Here is a brief example of a genome sequencing of an organism performed on the NGS Illumina platform:

Step 1: Sample Preparation - Extraction of genomic DNA by a slightly modified CTAB (cetyltrimethylammonium bromide) method as described by Doyle and Doyle (1990). The integrity (260nm/280nm ratio) and concentration (in ng/µl) of the extracted DNA was checked and verified by spectrophotometry (Nanodrop).
Step 2: Library Preparation – The genomic DNA was digested into smaller fragments (~150 – 500 bp) by the action of restriction enzymes. DNA sequencing adapters were ligated at the ends of the DNA fragments. The DNA fragments were purified and the fragments of desired size were selected by bead-based methods.

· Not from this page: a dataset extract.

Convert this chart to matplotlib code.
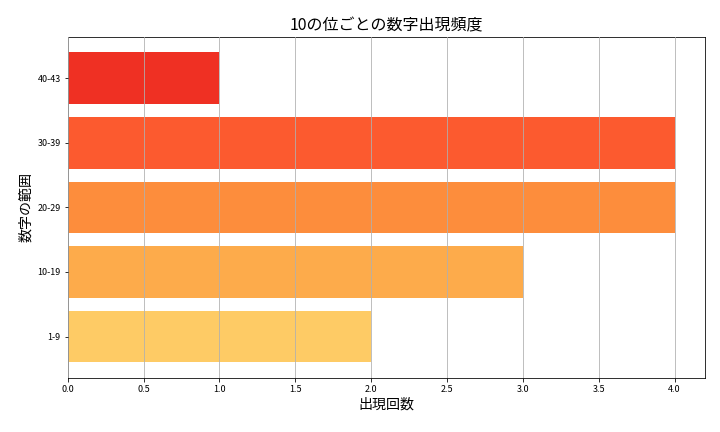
import matplotlib
matplotlib.use("Agg")
import matplotlib.pyplot as plt

plt.rcParams["font.family"] = "Noto Sans CJK JP"

ranges = ["1-9", "10-19", "20-29", "30-39", "40-43"]
counts = [2, 3, 4, 4, 1]
colors = ["#fecb65", "#fdab4b", "#fd8d3c", "#fc5a2f", "#ef3023"]

fig = plt.figure(figsize=(10, 6), dpi=72)
ax = fig.add_axes([0.094, 0.125, 0.885, 0.79])
ax.barh(ranges, counts, color=colors, height=0.8)
ax.set_axisbelow(False)
ax.grid(axis="x", color="#b0b0b0", lw=0.8)
ax.set_xticks([0, 0.5, 1, 1.5, 2, 2.5, 3, 3.5, 4])
ax.set_xticklabels(["0.0", "0.5", "1.0", "1.5", "2.0", "2.5", "3.0", "3.5", "4.0"])
ax.tick_params(labelsize=9)
ax.set_xlim(0, 4.2)
ax.set_xlabel("出現回数", fontsize=14)
ax.set_ylabel("数字の範囲", fontsize=14)
ax.set_title("10の位ごとの数字出現頻度", fontsize=16)
fig.savefig("out.png", dpi=72)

Step 3: Library loading and sequencing run – The DNA libraries were loaded onto the Illumina sequencing platform and the raw short reads were generated. The samples were sequenced using a 2 × 150 bp chemistry. The sample generated a raw data of 7.74 gb.
Step 4: Data Processing & Quality Control – The sequenced raw data of sample was processed to obtain high quality clean reads using Trimmomatic v0.39 to remove adapter sequences, ambiguous reads (reads with unknown nucleotides "N" larger than 5%), and low-quality sequences (reads with more than 10% quality threshold (QV) < 25 phred score). The size of the processed data was 6.70 gb.
Step 5: De novo genome assembly – The filtered high-quality reads of sample was assembled into scaffolds using SPAdes assembler (v-3.15.3). Further refinement was performed using SSPACE tool along with GapCloser for filling the gaps within the draft genome. 1979 scaffolds were generated with an average scaffold length of 17,553 bp.
Step 6: Gene prediction and annotation – Genes were predicted from the sample using the software AUGUSTUS-3.2.1. A total of 6559 genes were predicted out of which 6122 genes had BLAST hits in NCBI non redundant protein database.